If you have the stand up one it should have a heat conducting core included in the original box..

I bought the heating core and have never used it. I use flowers nails turned upside down instead.. A trick I learned from a decorator friend.. Just grease it, fill your pan with the batter, push the upside down flower nail into the batter right in the middle of your pan and bake away. Works perfect, and no hole to fill from that silly oversized heating core! 
You do have to be careful when you flip your cake though. Be sure the flower nail point is sticking through one of the holes on your cooling rack first.. You don't want it to snag the cooling rack and tear your cake!

But really, if your pan is the flat shaped teddy bear pan, you shouldn't need a heating core at all..


----------



## m brown (May 29, 1999)

Back in the day, when I was at the bakery, we would use #10 cans with both top and bottom of the can removed and simply place the open can (clean, no lable, greased) into the center of the cake, 15"+. It was like baking a cake, within a cake. Worked well and was cheap.

good times.......:bounce:


----------



## carlaird (Jan 16, 2007)

JOYFULL
Yes I mean the stand up teddy bear
I can use a tiny flower nail insted of that ramrod heating core!?
How?! Its so tiny?


----------



## joyfull (May 24, 2006)

No, not a flower nail for the stand up bear as you have the heat conducting core that will do the job..
I'm not sure I'm understanding what you did then.. You say you have a hole in the front of the bear.. Did you use an additional heating core? Like in the photo below?










If you did, that's probably why you ended up with the hole. You only need the rod, not both..

Did you manage to fix your cake by the way?


----------



## carlaird (Jan 16, 2007)

No I used the one that came with the mold
and for some reason it tore through the front of the bear


----------



## joyfull (May 24, 2006)

Well I went and rumaged through my attic boxes and found my stand up bear pan.. (I have to admit I've never used the thing!) 
I see what you mean about the heating core! I honestly thought the core was the same type as the wondermold and could not figure out how one like the wondermold would tear through your bears tummy??
Well my gosh, the core for the bear is huge!!!

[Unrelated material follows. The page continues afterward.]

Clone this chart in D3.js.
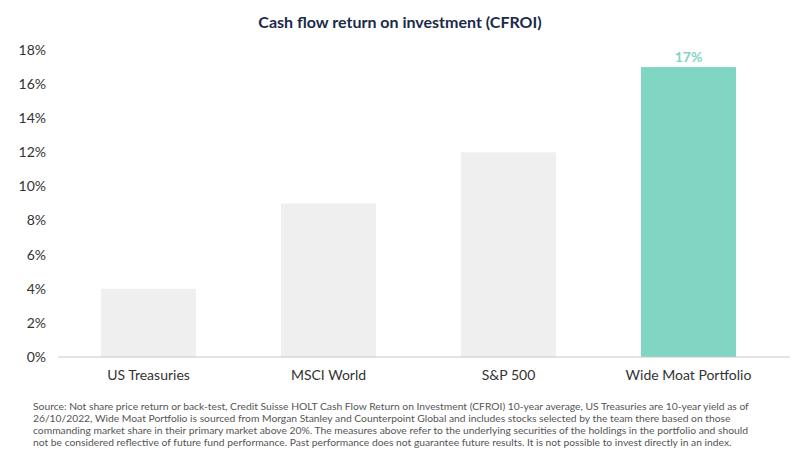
<!DOCTYPE html>
<html>
<head>
<meta charset="utf-8">
<script src="https://cdn.jsdelivr.net/npm/d3@7"></script>
<style>
  body { margin: 0; background: #fff; font-family: Lato, "Open Sans", sans-serif; }
</style>
</head>
<body>
<div id="chart"></div>
<script>
// Chart data
const categories = ["US Treasuries", "MSCI World", "S&P 500", "Wide Moat Portfolio"];
const values = [4, 9, 12, 17];
const yTicks = [0, 2, 4, 6, 8, 10, 12, 14, 16, 18];
const highlight = "Wide Moat Portfolio";

const W = 801, H = 450;
const svg = d3.select("#chart").append("svg").attr("width", W).attr("height", H);

// Scales
const x = d3.scaleBand().domain(categories).range([58.5, 778.5]).paddingInner(0.472).paddingOuter(0.236);
const y = d3.scaleLinear().domain([0, 18]).range([357, 50]);

// Title
svg.append("text")
  .attr("x", 400).attr("y", 28)
  .attr("text-anchor", "middle")
  .style("font-size", "16px").style("font-weight", "bold").style("fill", "#1b2a4a")
  .text("Cash flow return on investment (CFROI)");

// Y axis labels
svg.append("g")
  .selectAll("text")
  .data(yTicks)
  .enter()
  .append("text")
  .attr("x", 46)
  .attr("y", (d) => y(d))
  .attr("dy", "0.35em")
  .attr("text-anchor", "end")
  .style("font-size", "14px").style("fill", "#333")
  .text((d) => d + "%");

// Bars
svg.selectAll(".bar")
  .data(values)
  .enter()
  .append("rect")
  .attr("x", (d, i) => x(categories[i]))
  .attr("width", x.bandwidth())
  .attr("y", (d) => y(d))
  .attr("height", (d) => y(0) - y(d))
  .style("fill", (d, i) => categories[i] === highlight ? "#80d6c3" : "#efeff0");

// Baseline
svg.append("line")
  .attr("x1", 58).attr("x2", 790)
  .attr("y1", y(0)).attr("y2", y(0))
  .style("stroke", "#c8c8c8").style("stroke-width", 1);

// Highlight value label
const hi = categories.indexOf(highlight);
svg.append("text")
  .attr("x", x(highlight) + x.bandwidth() / 2)
  .attr("y", y(values[hi]) - 5)
  .attr("text-anchor", "middle")
  .style("font-size", "14px").style("font-weight", "bold").style("fill", "#80d6c3")
  .text(values[hi] + "%");

// X labels
svg.append("g")
  .selectAll("text")
  .data(categories)
  .enter()
  .append("text")
  .attr("x", (d) => x(d) + x.bandwidth() / 2)
  .attr("y", 380)
  .attr("text-anchor", "middle")
  .style("font-size", "14px").style("fill", "#333")
  .text((d) => d);

// Source note
const note = [
  "Source:  Not share price return or back-test, Credit Suisse HOLT Cash Flow Return on Investment (CFROI) 10-year average, US Treasuries are 10-year yield as of",
  "26/10/2022, Wide Moat Portfolio is sourced from Morgan Stanley and Counterpoint Global and includes stocks selected by the team there based on those",
  "commanding market share in their primary market above 20%. The measures above refer to the underlying securities of the holdings in the portfolio and should",
  "not be considered reflective of future fund performance. Past performance does not guarantee future results. It is not possible to invest directly in an index."
];
svg.append("g")
  .selectAll("text")
  .data(note)
  .enter()
  .append("text")
  .attr("x", 33)
  .attr("y", (d, i) => 410 + i * 12)
  .style("font-size", "10.3px").style("fill", "#555")
  .text((d) => d);
</script>
</body>
</html>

Anyway, I put my pan all together (geez those clips are awful, sooo hard to open!) then I put the core in the way its supposed to clip in.. 
It really is not that easy to get it in to start off with, and was not that easy to remove.. 
I'm sure thats why your core ripped the tummy of your bear.. It seems that if you are not super careful and don't remove the core straight up and out, (which is almost impossible) it will turn ever so slightly, and lean towards the front of the pan.

My only suggestion to this is, maybe get yourself a couple of the cheapest cake mixes you can find, and try baking the bear without the core to see how it turns out..
At least that way you'll know one way or the other if it'll work...


----------



## carlaird (Jan 16, 2007)

THANK YOU VERY MUCH FOR YOUR HELP!
I sent you a personal message a while ago
I cant believe you went through all that TROUBLE FOR ME!:bounce:
THANK YOU SO VERY MUCH!!!!
HUGS AND KISSES
I tried today being more careful about the core so we will see
I'm wating for it to cool
if it tears I will try with out the core!


----------



## carlaird (Jan 16, 2007)

IT CAME OUT GOOD
Just a couple of soggy spots
I think I put too much cake release....?
I am having a heck of a time with the stars I'm good on a flat surface but not this 3d
any tips?


----------